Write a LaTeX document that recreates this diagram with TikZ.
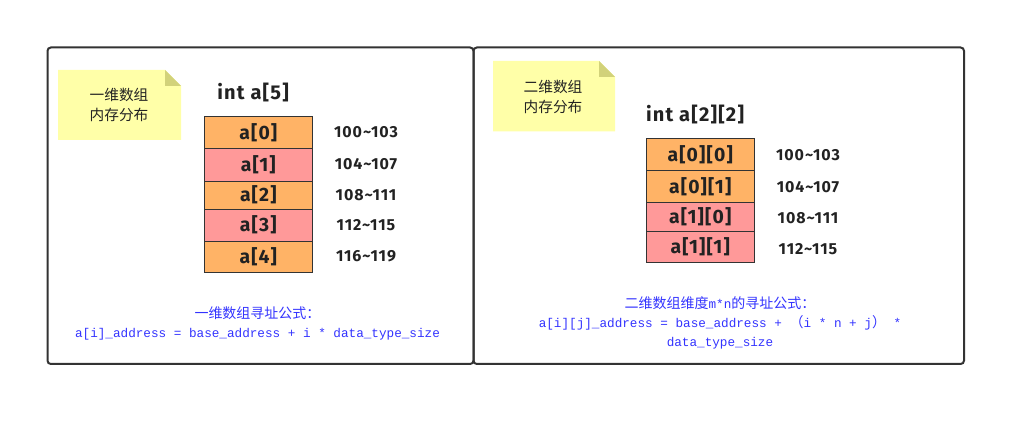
\documentclass[tikz,border=0pt]{standalone}
\usepackage{fontspec}
\setmainfont{Fira Sans}
\newfontfamily\cjk{Noto Sans CJK SC}
\newfontfamily\codefont{Liberation Mono}
\newfontfamily\boxfont[LetterSpace=6]{Fira Sans}
\usetikzlibrary{positioning}

\definecolor{frameline}{HTML}{333333}
\definecolor{noteyellow}{HTML}{FFFFA8}
\definecolor{notefold}{HTML}{D2D27A}
\definecolor{cellorange}{HTML}{FFB366}
\definecolor{cellpink}{HTML}{FF9999}
\definecolor{formulablue}{HTML}{3333FF}
\definecolor{ink}{HTML}{222222}

\newcommand\zh[1]{{\cjk\fontsize{10.5}{14.25}\selectfont #1}}

\tikzset{
  panel/.style     = {draw=frameline, line width=1.5pt, rounded corners=2.5pt},
  notetext/.style  = {font=\cjk\fontsize{11}{14.5}\selectfont, align=center, text=ink},
  arraytitle/.style= {font=\boxfont\bfseries\fontsize{15}{18}\selectfont, text=ink},
  cellbox/.style   = {draw=frameline, line width=0.75pt, anchor=north, inner sep=0pt,
                      minimum width=108*0.75pt, text=ink,
                      font=\boxfont\bfseries\fontsize{14.5}{16}\selectfont},
  addrlabel/.style = {font=\boxfont\bfseries\fontsize{12}{14}\selectfont, text=ink},
  formula/.style   = {align=center, text=formulablue,
                      font=\codefont\fontsize{9.5}{14.25}\selectfont},
}

\begin{document}
\begin{tikzpicture}[x=0.75pt, y=-0.75pt]

%% ── Canvas (1 unit = 1 px of the 1026 x 427 sheet) ──────────────────────────
\useasboundingbox (0,0) rectangle (1026,427);

%% ── Panel frames ─────────────────────────────────────────────────────────────
\draw[panel] (47.5,47.5) rectangle (473.5,364);
\draw[panel] (473.5,47.5) rectangle (964,364);

%% ── Sticky notes ─────────────────────────────────────────────────────────────
% left note
\fill[noteyellow] (58,70) -- (165,70) -- (181,86) -- (181,140) -- (58,140) -- cycle;
\fill[notefold]   (165,70) -- (181,86) -- (165,86) -- cycle;
\node[notetext] (noteA) at (119,105) {一维数组\\内存分布};

% right note
\fill[noteyellow] (493,61) -- (599,61) -- (615,77) -- (615,131.5) -- (493,131.5) -- cycle;
\fill[notefold]   (599,61) -- (615,77) -- (599,77) -- cycle;
\node[notetext] (noteB) at (553,97) {二维数组\\内存分布};

%% ── One-dimensional array ────────────────────────────────────────────────────
\node[arraytitle] (titleA) at (253,93) {int a[5]};

\foreach \n/\top/\h/\col in {0/116.3/32/cellorange, 1/148.3/32.4/cellpink,
                            2/180.7/28/cellorange, 3/208.7/32/cellpink,
                            4/240.7/31.6/cellorange}{
  \node[cellbox, fill=\col, minimum height=\h*0.75pt] (cellA\n) at (258.3,\top) {a[\n]};
}

\foreach \n/\y/\lo/\hi in {0/132/100/103, 1/164/104/107, 2/195/108/111,
                           3/225/112/115, 4/256/116/119}{
  \node[addrlabel] (addrA\n) at (366,\y) {\lo\textasciitilde\hi};
}

\node[formula] (formulaA) at (257.5,323.5)
  {\zh{一维数组寻址公式：}\\
   a[i]\_address = base\_address + i * data\_type\_size};

%% ── Two-dimensional array ────────────────────────────────────────────────────
\node[arraytitle] (titleB) at (695,115) {int a[2][2]};

\foreach \i/\j/\top/\h/\col in {0/0/138.3/32/cellorange, 0/1/170.3/32/cellorange,
                               1/0/202.3/28.4/cellpink, 1/1/230.7/31.6/cellpink}{
  \node[cellbox, fill=\col, minimum height=\h*0.75pt] (cellB\i\j) at (700.2,\top) {a[\i][\j]};
}

\foreach \n/\y/\lo/\hi in {0/155/100/103, 1/186.7/104/107,
                           2/217.7/108/111, 3/249/112/115}{
  \node[addrlabel] (addrB\n) at (808,\y) {\lo\textasciitilde\hi};
}

\node[formula] (formulaB) at (720,323)
  {\zh{二维数组维度}m*n\zh{的寻址公式：}\\
   a[i][j]\_address = base\_address + \zh{（}i * n + j\zh{）} *\\
   data\_type\_size};

\end{tikzpicture}
\end{document}
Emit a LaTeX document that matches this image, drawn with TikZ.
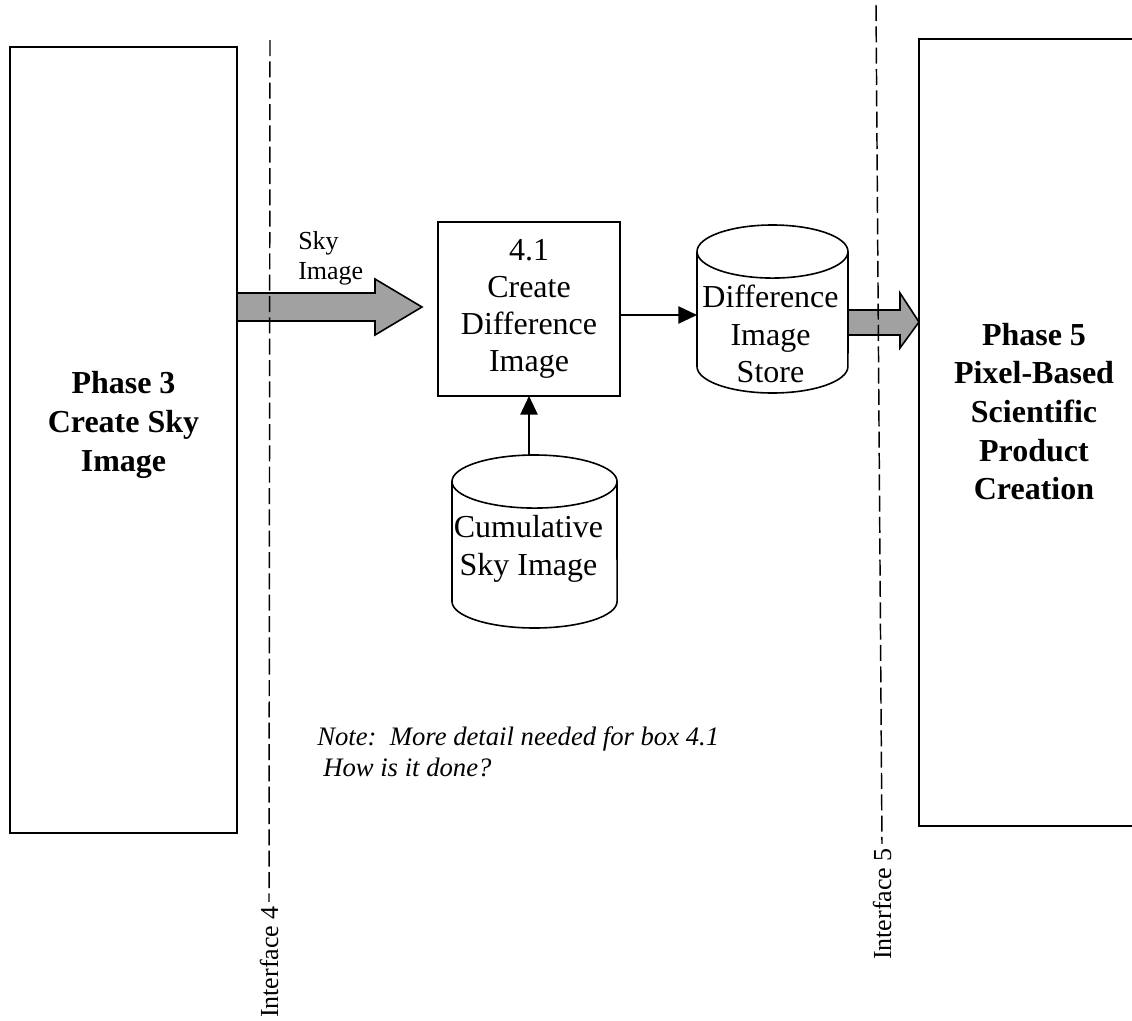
\documentclass[tikz,border=0pt]{standalone}
\usepackage{fontspec}
\setmainfont{Liberation Serif}
\usetikzlibrary{arrows.meta, positioning, calc}

\begin{document}
\begin{tikzpicture}[
    x=0.75pt, y=-0.75pt,
    phase/.style={
        rectangle,
        draw,
        line width=1.2pt,
        outer sep=0pt
    },
    phasetext/.style={
        align=center,
        inner sep=0pt,
        font=\fontsize{24}{29}\selectfont\bfseries
    },
    process/.style={
        rectangle,
        draw,
        line width=1.2pt,
        outer sep=0pt,
        inner sep=0pt,
        minimum width=136.5pt,
        minimum height=130.5pt,
        align=center,
        font=\fontsize{24}{27.8}\selectfont
    },
    store/.style={
        rectangle,
        outer sep=0pt,
        inner sep=0pt
    },
    drum/.style={
        draw,
        line width=1.2pt
    },
    storetext/.style={
        align=center,
        inner sep=0pt,
        font=\fontsize{24}{28.3}\selectfont
    },
    flow/.style={
        draw,
        line width=1.2pt,
        -{Triangle[length=14pt, width=13pt]}
    },
    bigflow/.style={
        draw,
        line width=1.2pt,
        fill=black!37,
        line join=miter
    },
    iface/.style={
        draw,
        line width=1.1pt,
        dash pattern=on 12pt off 4pt
    },
    ifacelabel/.style={
        rotate=90,
        inner sep=3pt,
        font=\fontsize{19.5}{22}\selectfont
    },
    smalltext/.style={
        align=left,
        inner sep=0pt,
        font=\fontsize{19.5}{22.5}\selectfont
    },
    notetext/.style={
        align=left,
        inner sep=0pt,
        font=\fontsize{20}{23.3}\selectfont\itshape
    }
]
    \path[use as bounding box, clip] (0,0) rectangle (1132,1021);

    % phases either side
    \node [phase, minimum width=170.25pt, minimum height=589.5pt] (p3) at (123.5,440) {};
    \node [phasetext] (p3text) at ($(p3.center)+(0,-15)$) {Phase 3\\Create Sky\\Image};

    \node [phase, minimum width=172.5pt, minimum height=590.25pt] (p5) at (1034,432.5) {};
    \node [phasetext] (p5text) at ($(p5.center)+(0,-21)$) {Phase 5\\Pixel-Based\\Scientific\\Product\\Creation};

    % process
    \node [process] (p41) at (529,309) {4.1\\Create\\Difference\\Image};

    % difference image store
    \node [store, minimum width=113.25pt, minimum height=126pt] (dis) at (772.5,309) {};
    \draw [drum] ([yshift=-19.9pt]dis.north west) -- ([yshift=19.9pt]dis.south west)
        arc [start angle=180, end angle=360, x radius=56.6pt, y radius=19.9pt]
        -- ([yshift=-19.9pt]dis.north east);
    \draw [drum] ([yshift=-19.9pt]dis.north) ellipse [x radius=56.6pt, y radius=19.9pt];
    \node [storetext] (distext) at ($(dis.center)+(-2,25)$) {Difference\\Image\\Store};

    % cumulative sky image
    \node [store, minimum width=123.75pt, minimum height=129.75pt] (csi) at (534.5,541.5) {};
    \draw [drum] ([yshift=-19.9pt]csi.north west) -- ([yshift=19.9pt]csi.south west)
        arc [start angle=180, end angle=360, x radius=61.9pt, y radius=19.9pt]
        -- ([yshift=-19.9pt]csi.north east);
    \draw [drum] ([yshift=-19.9pt]csi.north) ellipse [x radius=61.9pt, y radius=19.9pt];
    \node [storetext] (csitext) at ($(csi.center)+(-6,7)$) {Cumulative\\Sky Image};

    % flows
    \node [smalltext, anchor=north west] (skylbl) at (298,231) {Sky\\Image};
    \draw [bigflow] (p3.east |- 0,293) -- ++(138,0) -- ++(0,-14) -- ++(47,28)
        -- ++(-47,28) -- ++(0,-14) -- ++(-138,0) -- cycle;
    \draw [bigflow] (dis.east |- 0,310) -- (900,310) -- (900,293) -- (p5.west |- 0,322)
        -- (900,348) -- (900,335) -- (dis.east |- 0,335) -- cycle;

    \draw [flow] ([yshift=-4.5pt]p41.east) -- ([yshift=-4.5pt]p41.east -| dis.west);
    \draw [flow] (p41.south |- csi.north) -- (p41.south);

    % interfaces
    \node [ifacelabel] (if4) at (269,962) {Interface 4};
    \coordinate (if4top) at (270,40);
    \draw [iface] (if4top) -- (if4.east);

    \node [ifacelabel] (if5) at (882,904) {Interface 5};
    \coordinate (if5top) at (876,5);
    \draw [iface] (if5top) -- (if5.east);

    \node [notetext, anchor=north west] (note) at (317,726)
        {Note:\ \ More detail needed for box 4.1\\\hspace*{4.5pt}How is it done?};

\end{tikzpicture}
\end{document}
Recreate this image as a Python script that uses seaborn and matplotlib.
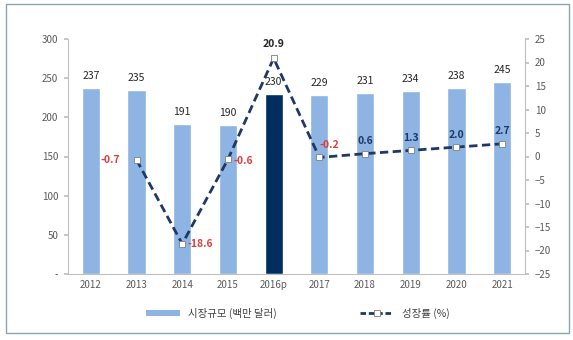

☆ ☆ ☆ ☆

EXERCISE TASK:
Start at the top of the entries and repeat each line exactly, ending at the line that contains "(473.5,47.5) rectangle (964,364);". Pictures are not part of the copy.

RESPONSE TO THIS EXERCISE:
Write a LaTeX document that recreates this diagram with TikZ.
\documentclass[tikz,border=0pt]{standalone}
\usepackage{fontspec}
\setmainfont{Fira Sans}
\newfontfamily\cjk{Noto Sans CJK SC}
\newfontfamily\codefont{Liberation Mono}
\newfontfamily\boxfont[LetterSpace=6]{Fira Sans}
\usetikzlibrary{positioning}

\definecolor{frameline}{HTML}{333333}
\definecolor{noteyellow}{HTML}{FFFFA8}
\definecolor{notefold}{HTML}{D2D27A}
\definecolor{cellorange}{HTML}{FFB366}
\definecolor{cellpink}{HTML}{FF9999}
\definecolor{formulablue}{HTML}{3333FF}
\definecolor{ink}{HTML}{222222}

\newcommand\zh[1]{{\cjk\fontsize{10.5}{14.25}\selectfont #1}}

\tikzset{
  panel/.style     = {draw=frameline, line width=1.5pt, rounded corners=2.5pt},
  notetext/.style  = {font=\cjk\fontsize{11}{14.5}\selectfont, align=center, text=ink},
  arraytitle/.style= {font=\boxfont\bfseries\fontsize{15}{18}\selectfont, text=ink},
  cellbox/.style   = {draw=frameline, line width=0.75pt, anchor=north, inner sep=0pt,
                      minimum width=108*0.75pt, text=ink,
                      font=\boxfont\bfseries\fontsize{14.5}{16}\selectfont},
  addrlabel/.style = {font=\boxfont\bfseries\fontsize{12}{14}\selectfont, text=ink},
  formula/.style   = {align=center, text=formulablue,
                      font=\codefont\fontsize{9.5}{14.25}\selectfont},
}

\begin{document}
\begin{tikzpicture}[x=0.75pt, y=-0.75pt]

%% ── Canvas (1 unit = 1 px of the 1026 x 427 sheet) ──────────────────────────
\useasboundingbox (0,0) rectangle (1026,427);

%% ── Panel frames ─────────────────────────────────────────────────────────────
\draw[panel] (47.5,47.5) rectangle (473.5,364);
\draw[panel] (473.5,47.5) rectangle (964,364);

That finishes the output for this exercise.